◆ Written problem
Locate the string "that" throughout the material and copy every line in which it occurs.

◆ Available records
§ §

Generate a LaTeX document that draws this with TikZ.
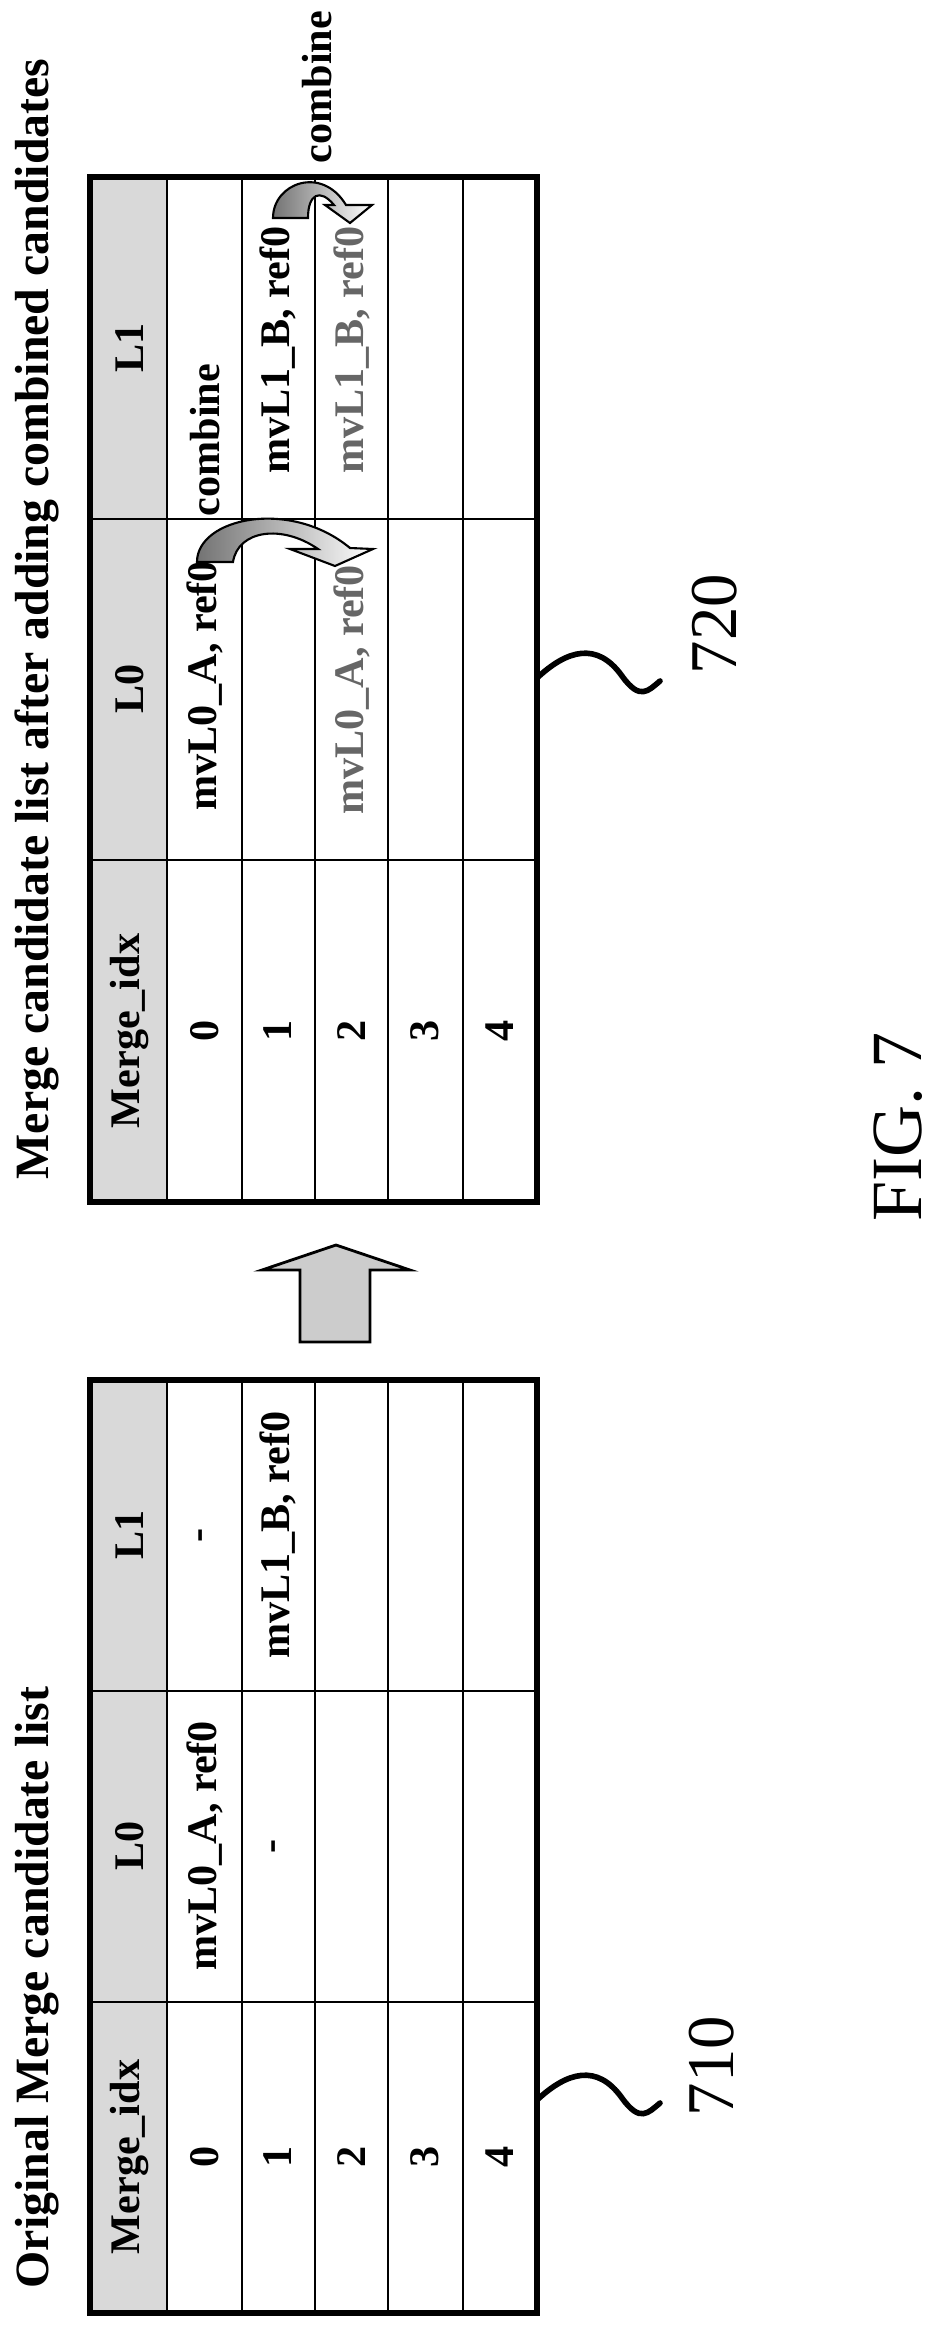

§ §

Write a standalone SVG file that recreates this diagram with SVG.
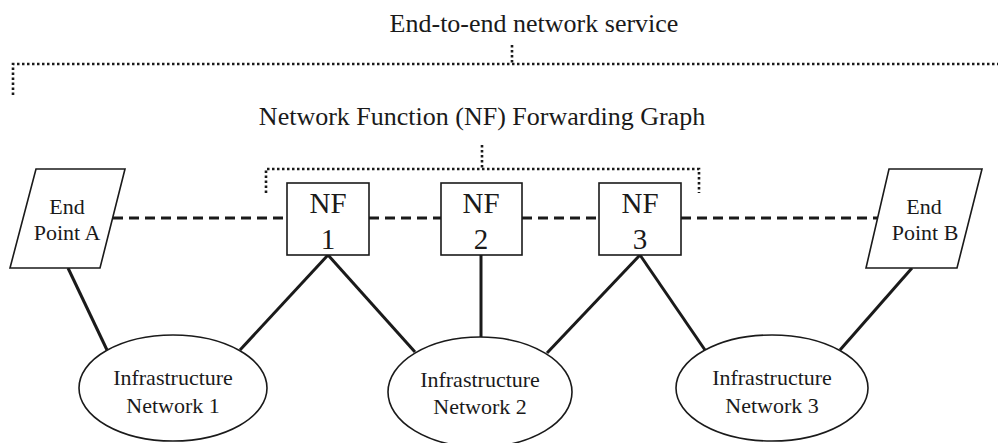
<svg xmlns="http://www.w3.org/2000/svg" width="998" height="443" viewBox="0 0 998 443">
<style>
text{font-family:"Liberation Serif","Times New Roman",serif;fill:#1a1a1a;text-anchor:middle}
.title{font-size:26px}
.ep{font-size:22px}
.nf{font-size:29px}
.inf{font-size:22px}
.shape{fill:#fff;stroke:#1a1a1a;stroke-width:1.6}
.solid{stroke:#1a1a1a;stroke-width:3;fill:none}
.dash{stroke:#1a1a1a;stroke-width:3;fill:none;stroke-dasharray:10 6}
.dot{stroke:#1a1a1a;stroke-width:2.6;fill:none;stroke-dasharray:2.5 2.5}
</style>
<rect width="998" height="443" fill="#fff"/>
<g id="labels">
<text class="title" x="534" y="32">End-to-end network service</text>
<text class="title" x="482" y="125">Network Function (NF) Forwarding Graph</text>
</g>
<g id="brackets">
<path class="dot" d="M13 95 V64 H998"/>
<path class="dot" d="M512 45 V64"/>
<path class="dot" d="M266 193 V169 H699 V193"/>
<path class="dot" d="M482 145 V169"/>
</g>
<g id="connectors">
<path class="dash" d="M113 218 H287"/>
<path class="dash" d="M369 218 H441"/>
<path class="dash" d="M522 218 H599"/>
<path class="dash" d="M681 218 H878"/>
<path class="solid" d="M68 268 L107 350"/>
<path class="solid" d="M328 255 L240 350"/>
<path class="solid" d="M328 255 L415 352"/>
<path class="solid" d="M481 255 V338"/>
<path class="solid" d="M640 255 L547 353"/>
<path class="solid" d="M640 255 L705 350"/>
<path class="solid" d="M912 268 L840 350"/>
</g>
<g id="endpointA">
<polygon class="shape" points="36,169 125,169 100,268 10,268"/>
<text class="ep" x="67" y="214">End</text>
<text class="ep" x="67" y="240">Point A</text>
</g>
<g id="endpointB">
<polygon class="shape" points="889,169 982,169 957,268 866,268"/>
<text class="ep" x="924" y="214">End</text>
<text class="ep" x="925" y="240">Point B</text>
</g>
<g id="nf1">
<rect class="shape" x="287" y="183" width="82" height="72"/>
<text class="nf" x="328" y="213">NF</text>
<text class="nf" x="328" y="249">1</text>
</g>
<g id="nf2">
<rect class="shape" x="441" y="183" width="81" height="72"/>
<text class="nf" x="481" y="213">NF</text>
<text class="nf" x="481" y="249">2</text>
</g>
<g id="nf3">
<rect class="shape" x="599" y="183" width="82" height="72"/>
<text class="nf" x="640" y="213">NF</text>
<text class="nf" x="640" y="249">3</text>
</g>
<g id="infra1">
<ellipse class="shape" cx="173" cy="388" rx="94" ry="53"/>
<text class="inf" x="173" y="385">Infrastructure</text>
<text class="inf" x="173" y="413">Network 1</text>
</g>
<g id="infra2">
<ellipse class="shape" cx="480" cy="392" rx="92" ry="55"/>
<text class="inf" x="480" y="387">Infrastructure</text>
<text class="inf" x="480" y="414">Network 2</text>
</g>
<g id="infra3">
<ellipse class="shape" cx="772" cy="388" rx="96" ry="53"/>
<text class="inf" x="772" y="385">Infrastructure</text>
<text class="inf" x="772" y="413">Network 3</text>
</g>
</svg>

§ §

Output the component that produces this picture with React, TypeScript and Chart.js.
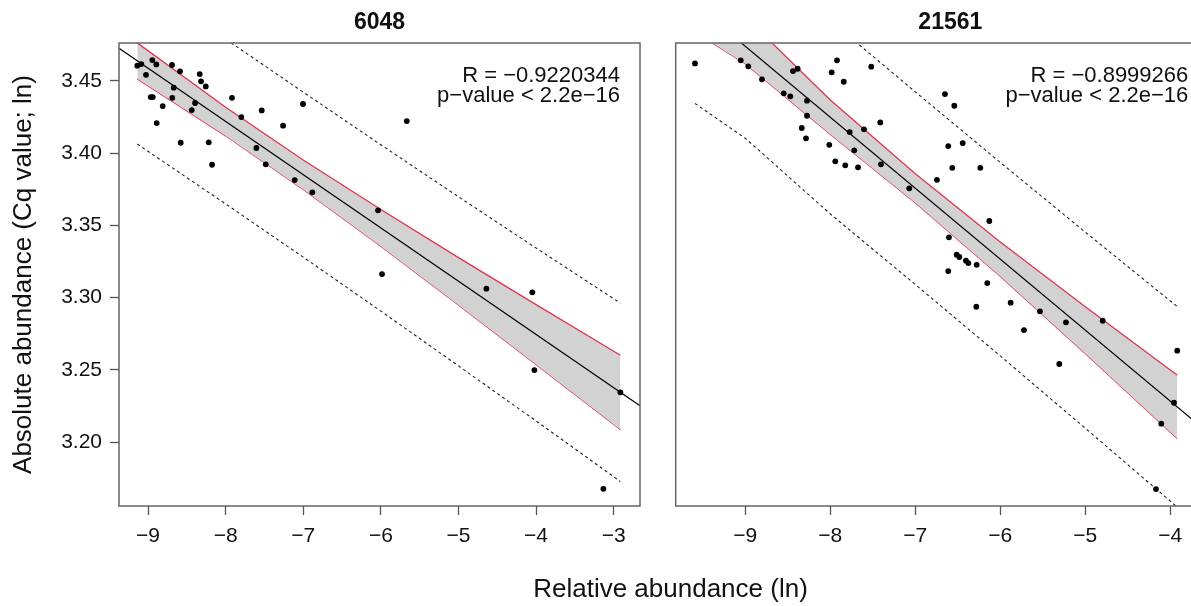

§ §

◆ Answer to the exercise
Generate a LaTeX document that draws this with TikZ.
Write a standalone SVG file that recreates this diagram with SVG.
Output the component that produces this picture with React, TypeScript and Chart.js.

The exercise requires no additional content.